● **RECORD SET**
★ ★ ★ ★ ★ ★ ★
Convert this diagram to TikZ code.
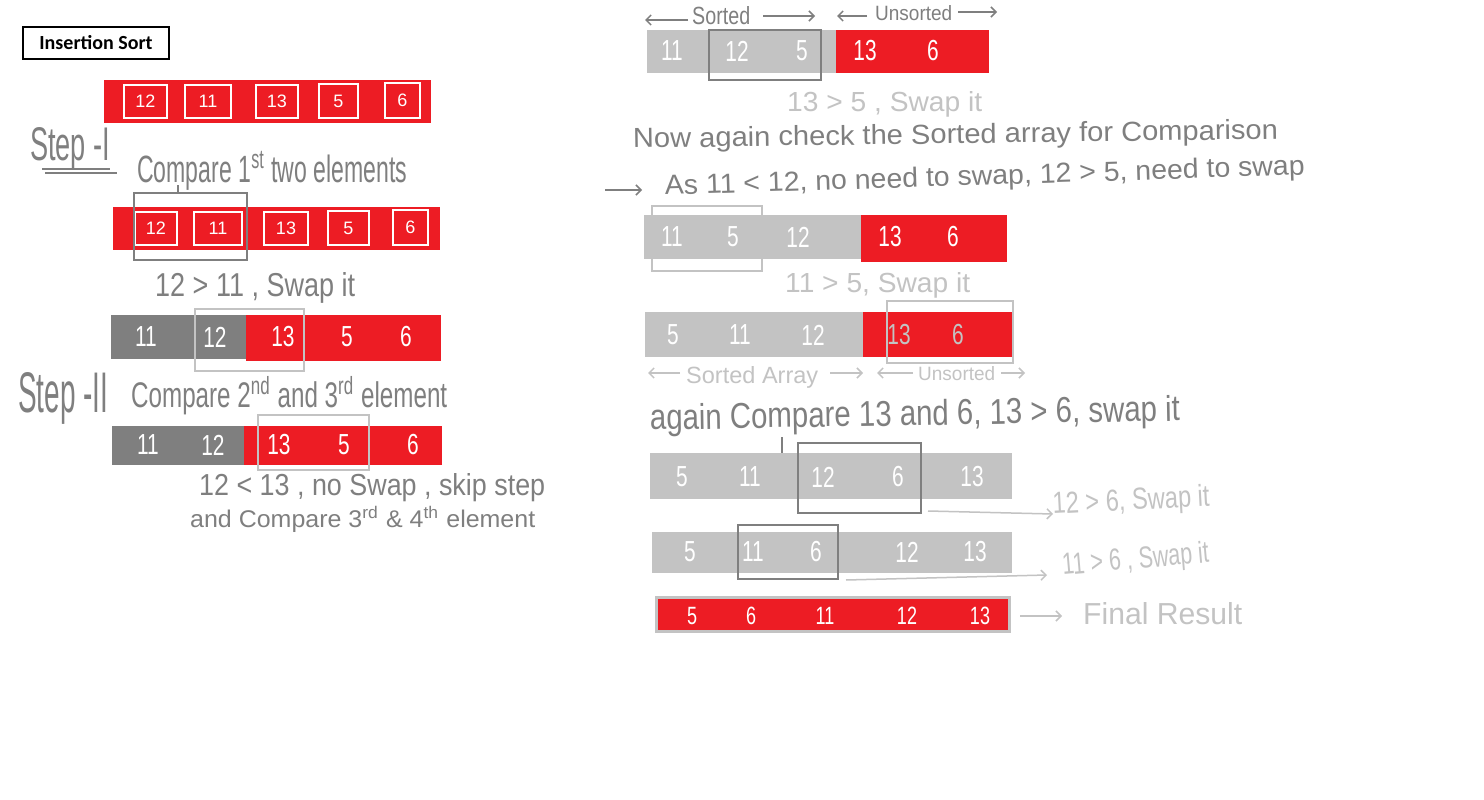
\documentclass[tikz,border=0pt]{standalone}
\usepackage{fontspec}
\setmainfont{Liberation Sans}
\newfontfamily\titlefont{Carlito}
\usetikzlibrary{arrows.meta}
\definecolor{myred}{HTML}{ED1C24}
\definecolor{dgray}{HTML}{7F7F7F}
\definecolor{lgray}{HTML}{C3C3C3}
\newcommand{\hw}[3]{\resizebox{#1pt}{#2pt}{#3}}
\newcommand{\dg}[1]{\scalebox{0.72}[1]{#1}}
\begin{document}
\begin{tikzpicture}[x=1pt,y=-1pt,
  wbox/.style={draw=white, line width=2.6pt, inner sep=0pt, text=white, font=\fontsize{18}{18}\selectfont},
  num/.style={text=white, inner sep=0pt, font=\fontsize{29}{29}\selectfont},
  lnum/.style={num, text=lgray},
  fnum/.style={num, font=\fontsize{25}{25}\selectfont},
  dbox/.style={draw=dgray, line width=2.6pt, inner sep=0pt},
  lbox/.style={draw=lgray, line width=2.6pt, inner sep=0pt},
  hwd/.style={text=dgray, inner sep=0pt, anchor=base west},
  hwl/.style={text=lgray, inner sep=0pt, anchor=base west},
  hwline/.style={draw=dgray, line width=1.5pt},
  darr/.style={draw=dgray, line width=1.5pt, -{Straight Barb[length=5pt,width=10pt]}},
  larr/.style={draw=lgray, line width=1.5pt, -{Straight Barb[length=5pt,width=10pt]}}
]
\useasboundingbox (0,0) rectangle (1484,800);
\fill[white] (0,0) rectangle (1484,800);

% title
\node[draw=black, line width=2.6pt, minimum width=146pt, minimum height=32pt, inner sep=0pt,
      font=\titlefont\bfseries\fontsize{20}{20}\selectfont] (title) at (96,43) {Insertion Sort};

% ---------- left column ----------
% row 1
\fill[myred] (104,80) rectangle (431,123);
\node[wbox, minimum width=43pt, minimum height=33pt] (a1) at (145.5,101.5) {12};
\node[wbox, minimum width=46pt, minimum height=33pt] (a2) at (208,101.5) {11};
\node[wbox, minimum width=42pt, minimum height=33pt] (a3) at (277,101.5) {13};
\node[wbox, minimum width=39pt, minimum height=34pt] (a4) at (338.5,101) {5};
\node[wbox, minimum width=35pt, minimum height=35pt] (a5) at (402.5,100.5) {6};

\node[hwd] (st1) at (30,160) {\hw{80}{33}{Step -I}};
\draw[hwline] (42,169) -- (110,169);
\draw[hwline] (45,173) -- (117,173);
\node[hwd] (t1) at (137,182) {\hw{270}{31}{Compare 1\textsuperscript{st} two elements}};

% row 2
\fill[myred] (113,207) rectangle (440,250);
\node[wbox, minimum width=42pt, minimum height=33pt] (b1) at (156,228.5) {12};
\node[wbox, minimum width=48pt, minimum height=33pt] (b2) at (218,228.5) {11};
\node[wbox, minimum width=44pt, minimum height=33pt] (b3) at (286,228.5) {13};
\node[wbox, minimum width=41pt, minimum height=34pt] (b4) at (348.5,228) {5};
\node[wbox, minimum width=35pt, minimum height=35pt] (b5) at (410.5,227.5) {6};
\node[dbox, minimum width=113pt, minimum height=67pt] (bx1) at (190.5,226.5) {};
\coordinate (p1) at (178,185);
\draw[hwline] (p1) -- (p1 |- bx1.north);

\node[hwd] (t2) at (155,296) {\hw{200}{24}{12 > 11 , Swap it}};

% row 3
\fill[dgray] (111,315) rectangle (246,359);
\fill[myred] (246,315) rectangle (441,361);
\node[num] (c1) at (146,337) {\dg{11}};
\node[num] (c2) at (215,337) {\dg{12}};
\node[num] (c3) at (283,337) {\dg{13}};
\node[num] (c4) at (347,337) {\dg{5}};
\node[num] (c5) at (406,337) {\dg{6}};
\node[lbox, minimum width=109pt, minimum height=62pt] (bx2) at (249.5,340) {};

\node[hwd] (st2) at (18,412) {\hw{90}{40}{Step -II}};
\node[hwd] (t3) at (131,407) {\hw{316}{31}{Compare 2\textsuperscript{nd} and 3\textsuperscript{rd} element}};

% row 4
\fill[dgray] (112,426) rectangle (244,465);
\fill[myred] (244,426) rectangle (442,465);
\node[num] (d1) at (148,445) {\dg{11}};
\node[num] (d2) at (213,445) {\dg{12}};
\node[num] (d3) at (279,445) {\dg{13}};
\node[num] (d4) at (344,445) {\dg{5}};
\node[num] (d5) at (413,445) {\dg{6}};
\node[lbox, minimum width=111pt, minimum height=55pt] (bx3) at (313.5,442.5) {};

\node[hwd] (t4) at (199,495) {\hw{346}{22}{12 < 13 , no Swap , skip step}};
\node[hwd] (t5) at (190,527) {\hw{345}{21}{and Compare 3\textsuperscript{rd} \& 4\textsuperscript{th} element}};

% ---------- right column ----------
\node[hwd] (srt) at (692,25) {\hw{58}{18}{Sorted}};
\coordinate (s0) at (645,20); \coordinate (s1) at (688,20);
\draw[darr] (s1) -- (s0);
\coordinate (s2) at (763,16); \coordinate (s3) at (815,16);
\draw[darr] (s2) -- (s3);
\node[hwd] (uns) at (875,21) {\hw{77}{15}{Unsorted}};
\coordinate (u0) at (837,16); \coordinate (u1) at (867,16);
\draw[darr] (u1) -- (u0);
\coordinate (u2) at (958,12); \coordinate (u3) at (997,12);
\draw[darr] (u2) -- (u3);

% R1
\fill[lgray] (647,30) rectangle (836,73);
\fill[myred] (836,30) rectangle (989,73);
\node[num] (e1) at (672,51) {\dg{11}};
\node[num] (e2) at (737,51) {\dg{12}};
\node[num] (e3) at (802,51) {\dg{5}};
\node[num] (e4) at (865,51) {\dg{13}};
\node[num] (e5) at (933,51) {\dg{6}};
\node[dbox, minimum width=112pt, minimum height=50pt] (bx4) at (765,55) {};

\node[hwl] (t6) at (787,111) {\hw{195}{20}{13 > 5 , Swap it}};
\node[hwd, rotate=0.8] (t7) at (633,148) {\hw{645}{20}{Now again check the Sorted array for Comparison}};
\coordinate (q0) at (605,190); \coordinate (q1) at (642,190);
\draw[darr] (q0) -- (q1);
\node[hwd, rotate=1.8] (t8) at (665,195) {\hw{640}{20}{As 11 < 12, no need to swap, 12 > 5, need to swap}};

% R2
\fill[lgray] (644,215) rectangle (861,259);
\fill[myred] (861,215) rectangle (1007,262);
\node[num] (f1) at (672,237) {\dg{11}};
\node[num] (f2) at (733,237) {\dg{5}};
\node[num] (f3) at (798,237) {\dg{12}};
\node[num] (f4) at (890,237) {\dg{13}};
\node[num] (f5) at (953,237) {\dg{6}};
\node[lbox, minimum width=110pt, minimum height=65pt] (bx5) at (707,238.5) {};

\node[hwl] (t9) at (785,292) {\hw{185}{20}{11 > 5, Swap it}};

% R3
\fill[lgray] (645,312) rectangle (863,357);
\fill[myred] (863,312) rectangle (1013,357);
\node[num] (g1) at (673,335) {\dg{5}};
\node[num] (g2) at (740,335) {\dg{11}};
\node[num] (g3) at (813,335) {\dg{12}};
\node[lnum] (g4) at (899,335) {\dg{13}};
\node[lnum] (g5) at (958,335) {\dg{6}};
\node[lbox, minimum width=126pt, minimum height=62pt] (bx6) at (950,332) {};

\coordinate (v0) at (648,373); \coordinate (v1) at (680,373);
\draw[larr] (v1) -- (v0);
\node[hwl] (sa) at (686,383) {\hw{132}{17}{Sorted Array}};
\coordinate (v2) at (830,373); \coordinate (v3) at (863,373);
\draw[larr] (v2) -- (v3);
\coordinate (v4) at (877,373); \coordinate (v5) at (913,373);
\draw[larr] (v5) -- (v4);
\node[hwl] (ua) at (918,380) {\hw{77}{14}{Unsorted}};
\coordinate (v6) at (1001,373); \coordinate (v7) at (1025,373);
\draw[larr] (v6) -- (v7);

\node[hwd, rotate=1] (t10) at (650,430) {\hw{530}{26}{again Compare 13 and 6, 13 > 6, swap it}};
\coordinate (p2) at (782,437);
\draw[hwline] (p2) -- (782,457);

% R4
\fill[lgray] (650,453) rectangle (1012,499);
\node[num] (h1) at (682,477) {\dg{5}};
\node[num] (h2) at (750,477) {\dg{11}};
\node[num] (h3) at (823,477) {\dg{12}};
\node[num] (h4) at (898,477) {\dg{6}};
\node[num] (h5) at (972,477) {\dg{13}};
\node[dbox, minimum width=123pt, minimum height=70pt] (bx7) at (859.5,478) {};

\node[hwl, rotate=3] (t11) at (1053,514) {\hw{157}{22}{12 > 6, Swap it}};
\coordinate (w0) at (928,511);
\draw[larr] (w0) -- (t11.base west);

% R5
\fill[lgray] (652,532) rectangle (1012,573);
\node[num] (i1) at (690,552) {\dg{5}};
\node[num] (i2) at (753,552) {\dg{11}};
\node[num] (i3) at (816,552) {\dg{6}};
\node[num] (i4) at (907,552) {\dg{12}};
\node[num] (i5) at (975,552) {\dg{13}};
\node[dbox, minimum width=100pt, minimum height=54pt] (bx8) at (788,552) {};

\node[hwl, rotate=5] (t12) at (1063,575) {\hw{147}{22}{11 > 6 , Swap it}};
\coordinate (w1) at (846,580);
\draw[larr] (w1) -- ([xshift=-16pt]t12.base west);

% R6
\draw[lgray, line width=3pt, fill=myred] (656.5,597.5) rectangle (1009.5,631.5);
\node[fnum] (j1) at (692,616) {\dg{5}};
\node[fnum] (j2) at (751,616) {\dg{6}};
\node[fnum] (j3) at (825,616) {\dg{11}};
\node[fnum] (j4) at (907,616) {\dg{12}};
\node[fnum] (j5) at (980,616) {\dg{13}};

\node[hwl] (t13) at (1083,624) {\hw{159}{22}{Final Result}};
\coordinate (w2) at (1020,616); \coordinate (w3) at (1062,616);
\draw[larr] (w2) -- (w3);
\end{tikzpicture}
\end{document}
★ ★ ★ ★ ★ ★ ★
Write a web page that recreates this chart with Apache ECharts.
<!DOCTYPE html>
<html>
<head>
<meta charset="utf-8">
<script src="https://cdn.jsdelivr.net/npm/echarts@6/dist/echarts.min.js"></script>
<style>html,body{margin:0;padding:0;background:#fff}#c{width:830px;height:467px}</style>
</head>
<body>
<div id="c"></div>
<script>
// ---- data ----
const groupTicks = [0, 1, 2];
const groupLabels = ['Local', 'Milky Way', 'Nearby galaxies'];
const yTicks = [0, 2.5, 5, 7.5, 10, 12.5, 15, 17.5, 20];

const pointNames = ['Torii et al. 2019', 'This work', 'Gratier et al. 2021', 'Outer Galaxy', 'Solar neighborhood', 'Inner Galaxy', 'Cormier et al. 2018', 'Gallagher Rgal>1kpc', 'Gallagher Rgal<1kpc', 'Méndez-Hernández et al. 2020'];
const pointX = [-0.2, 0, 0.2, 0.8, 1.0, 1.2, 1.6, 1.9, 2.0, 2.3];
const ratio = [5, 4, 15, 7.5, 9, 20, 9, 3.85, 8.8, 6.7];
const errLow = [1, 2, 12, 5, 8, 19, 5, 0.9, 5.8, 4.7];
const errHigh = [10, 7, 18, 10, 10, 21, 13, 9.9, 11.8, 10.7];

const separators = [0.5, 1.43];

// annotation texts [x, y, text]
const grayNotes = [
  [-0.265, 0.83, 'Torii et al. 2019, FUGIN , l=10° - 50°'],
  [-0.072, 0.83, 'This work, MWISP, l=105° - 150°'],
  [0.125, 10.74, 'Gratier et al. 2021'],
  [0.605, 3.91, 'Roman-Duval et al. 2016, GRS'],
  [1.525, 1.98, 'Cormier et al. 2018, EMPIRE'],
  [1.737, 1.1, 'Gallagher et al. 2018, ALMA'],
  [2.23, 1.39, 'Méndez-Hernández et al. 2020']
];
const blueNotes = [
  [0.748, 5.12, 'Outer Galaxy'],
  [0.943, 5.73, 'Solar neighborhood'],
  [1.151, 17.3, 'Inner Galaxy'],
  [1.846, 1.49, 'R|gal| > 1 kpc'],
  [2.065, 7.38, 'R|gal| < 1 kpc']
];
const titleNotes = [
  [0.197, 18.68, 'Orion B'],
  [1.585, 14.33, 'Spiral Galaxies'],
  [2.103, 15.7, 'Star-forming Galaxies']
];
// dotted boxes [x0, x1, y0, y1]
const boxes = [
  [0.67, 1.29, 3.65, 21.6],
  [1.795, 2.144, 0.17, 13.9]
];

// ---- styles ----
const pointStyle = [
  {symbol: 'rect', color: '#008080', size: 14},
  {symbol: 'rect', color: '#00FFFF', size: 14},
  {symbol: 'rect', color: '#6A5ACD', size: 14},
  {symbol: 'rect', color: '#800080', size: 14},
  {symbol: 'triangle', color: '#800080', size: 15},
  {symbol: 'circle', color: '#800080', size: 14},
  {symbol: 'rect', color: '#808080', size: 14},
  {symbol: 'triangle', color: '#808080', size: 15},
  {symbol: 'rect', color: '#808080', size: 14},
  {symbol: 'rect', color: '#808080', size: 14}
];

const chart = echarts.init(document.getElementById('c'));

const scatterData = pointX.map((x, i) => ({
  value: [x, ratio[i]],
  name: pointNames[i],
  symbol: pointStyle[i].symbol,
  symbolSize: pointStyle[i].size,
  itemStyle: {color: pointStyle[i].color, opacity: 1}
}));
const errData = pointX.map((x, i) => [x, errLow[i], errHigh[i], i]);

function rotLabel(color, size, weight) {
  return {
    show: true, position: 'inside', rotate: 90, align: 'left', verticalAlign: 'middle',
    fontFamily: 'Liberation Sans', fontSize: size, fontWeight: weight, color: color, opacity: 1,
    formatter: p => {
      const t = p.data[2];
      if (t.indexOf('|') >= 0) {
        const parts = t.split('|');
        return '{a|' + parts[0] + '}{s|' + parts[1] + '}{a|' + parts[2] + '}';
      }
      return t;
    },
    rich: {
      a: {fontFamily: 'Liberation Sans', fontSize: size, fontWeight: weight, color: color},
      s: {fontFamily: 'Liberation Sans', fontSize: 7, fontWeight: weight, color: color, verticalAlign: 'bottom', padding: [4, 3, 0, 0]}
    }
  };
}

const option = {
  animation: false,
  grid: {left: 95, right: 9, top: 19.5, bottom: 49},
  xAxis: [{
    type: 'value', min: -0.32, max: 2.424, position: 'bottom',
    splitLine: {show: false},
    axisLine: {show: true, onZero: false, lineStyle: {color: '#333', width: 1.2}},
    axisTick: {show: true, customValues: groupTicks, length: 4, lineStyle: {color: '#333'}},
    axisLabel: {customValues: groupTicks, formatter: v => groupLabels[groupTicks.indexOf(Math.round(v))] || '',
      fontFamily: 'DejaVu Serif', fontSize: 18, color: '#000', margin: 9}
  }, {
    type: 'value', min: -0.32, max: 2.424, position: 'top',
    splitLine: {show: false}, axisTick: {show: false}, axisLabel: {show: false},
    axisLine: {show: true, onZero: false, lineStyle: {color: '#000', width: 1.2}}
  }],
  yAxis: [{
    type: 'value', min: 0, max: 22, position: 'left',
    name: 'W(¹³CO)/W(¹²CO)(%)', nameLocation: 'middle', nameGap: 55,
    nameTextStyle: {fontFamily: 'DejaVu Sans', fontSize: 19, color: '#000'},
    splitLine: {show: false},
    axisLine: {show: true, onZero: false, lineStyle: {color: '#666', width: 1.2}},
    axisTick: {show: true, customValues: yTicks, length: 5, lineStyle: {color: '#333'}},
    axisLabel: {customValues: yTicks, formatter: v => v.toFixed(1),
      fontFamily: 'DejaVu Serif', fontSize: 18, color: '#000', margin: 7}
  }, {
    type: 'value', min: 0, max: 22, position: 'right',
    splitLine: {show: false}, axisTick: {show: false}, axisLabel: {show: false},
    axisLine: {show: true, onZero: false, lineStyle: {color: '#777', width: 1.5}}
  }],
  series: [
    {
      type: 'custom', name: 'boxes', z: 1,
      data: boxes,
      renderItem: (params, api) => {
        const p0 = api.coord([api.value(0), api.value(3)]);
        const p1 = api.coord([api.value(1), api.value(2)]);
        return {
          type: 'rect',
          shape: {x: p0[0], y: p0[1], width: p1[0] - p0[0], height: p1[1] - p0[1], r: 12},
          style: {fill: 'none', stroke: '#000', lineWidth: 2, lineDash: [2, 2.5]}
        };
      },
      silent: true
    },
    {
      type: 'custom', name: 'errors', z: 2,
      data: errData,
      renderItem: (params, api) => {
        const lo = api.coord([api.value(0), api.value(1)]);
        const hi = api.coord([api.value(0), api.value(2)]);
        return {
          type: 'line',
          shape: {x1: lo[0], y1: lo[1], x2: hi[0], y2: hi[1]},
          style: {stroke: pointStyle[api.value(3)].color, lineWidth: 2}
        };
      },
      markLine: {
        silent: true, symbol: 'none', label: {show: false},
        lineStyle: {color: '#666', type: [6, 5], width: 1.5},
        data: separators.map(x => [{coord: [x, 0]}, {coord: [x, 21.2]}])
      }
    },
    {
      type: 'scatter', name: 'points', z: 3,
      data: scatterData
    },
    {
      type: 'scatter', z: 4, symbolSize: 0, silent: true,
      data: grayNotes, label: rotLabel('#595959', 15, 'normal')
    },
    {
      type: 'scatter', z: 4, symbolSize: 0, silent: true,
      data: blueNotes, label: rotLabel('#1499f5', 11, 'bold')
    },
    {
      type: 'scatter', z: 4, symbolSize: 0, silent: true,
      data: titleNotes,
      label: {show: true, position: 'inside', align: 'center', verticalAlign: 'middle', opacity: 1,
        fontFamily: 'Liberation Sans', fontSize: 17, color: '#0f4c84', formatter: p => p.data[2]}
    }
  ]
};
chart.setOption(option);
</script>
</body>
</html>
★ ★ ★ ★ ★ ★ ★
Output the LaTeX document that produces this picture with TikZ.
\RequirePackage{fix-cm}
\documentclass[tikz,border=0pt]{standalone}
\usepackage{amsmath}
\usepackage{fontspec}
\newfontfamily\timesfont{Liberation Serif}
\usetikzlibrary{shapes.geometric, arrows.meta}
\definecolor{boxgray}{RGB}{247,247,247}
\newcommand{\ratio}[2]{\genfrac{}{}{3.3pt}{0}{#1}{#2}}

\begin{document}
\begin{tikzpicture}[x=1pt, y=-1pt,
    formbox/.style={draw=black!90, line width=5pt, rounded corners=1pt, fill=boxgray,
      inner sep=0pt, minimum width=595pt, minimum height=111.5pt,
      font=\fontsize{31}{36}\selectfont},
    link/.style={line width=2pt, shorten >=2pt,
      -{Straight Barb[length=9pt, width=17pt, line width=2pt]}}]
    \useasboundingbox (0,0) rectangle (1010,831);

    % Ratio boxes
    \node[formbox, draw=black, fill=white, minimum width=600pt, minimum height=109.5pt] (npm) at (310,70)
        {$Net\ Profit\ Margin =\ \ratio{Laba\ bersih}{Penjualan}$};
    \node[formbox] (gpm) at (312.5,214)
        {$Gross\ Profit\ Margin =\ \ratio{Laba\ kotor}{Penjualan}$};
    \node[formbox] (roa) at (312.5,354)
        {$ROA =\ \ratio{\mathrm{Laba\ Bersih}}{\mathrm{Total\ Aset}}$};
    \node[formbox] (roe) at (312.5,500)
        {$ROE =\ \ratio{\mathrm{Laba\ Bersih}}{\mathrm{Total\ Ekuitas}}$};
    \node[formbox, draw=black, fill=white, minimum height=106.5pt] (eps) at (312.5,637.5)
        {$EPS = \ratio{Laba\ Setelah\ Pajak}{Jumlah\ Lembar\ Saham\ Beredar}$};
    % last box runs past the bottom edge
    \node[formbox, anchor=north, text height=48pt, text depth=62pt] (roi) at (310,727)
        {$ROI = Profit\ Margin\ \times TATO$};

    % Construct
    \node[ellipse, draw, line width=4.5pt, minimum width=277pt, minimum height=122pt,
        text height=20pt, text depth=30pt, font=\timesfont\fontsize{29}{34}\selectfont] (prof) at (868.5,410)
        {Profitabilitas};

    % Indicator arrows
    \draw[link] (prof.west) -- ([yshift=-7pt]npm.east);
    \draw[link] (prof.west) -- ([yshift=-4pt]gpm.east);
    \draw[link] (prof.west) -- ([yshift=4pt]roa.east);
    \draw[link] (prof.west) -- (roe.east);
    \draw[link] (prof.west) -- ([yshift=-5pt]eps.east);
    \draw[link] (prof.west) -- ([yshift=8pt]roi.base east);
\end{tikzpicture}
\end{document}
★ ★ ★ ★ ★ ★ ★
● **WORK REQUIRED**
Reproduce the data above exactly, but only the lines from the one showing "Convert this diagram to TikZ code." through the one showing "(title) at (96,43)", with both ends kept and the pictures left out.

● **PROBLEM SOLUTION**
Convert this diagram to TikZ code.
\documentclass[tikz,border=0pt]{standalone}
\usepackage{fontspec}
\setmainfont{Liberation Sans}
\newfontfamily\titlefont{Carlito}
\usetikzlibrary{arrows.meta}
\definecolor{myred}{HTML}{ED1C24}
\definecolor{dgray}{HTML}{7F7F7F}
\definecolor{lgray}{HTML}{C3C3C3}
\newcommand{\hw}[3]{\resizebox{#1pt}{#2pt}{#3}}
\newcommand{\dg}[1]{\scalebox{0.72}[1]{#1}}
\begin{document}
\begin{tikzpicture}[x=1pt,y=-1pt,
  wbox/.style={draw=white, line width=2.6pt, inner sep=0pt, text=white, font=\fontsize{18}{18}\selectfont},
  num/.style={text=white, inner sep=0pt, font=\fontsize{29}{29}\selectfont},
  lnum/.style={num, text=lgray},
  fnum/.style={num, font=\fontsize{25}{25}\selectfont},
  dbox/.style={draw=dgray, line width=2.6pt, inner sep=0pt},
  lbox/.style={draw=lgray, line width=2.6pt, inner sep=0pt},
  hwd/.style={text=dgray, inner sep=0pt, anchor=base west},
  hwl/.style={text=lgray, inner sep=0pt, anchor=base west},
  hwline/.style={draw=dgray, line width=1.5pt},
  darr/.style={draw=dgray, line width=1.5pt, -{Straight Barb[length=5pt,width=10pt]}},
  larr/.style={draw=lgray, line width=1.5pt, -{Straight Barb[length=5pt,width=10pt]}}
]
\useasboundingbox (0,0) rectangle (1484,800);
\fill[white] (0,0) rectangle (1484,800);

% title
\node[draw=black, line width=2.6pt, minimum width=146pt, minimum height=32pt, inner sep=0pt,
      font=\titlefont\bfseries\fontsize{20}{20}\selectfont] (title) at (96,43) {Insertion Sort};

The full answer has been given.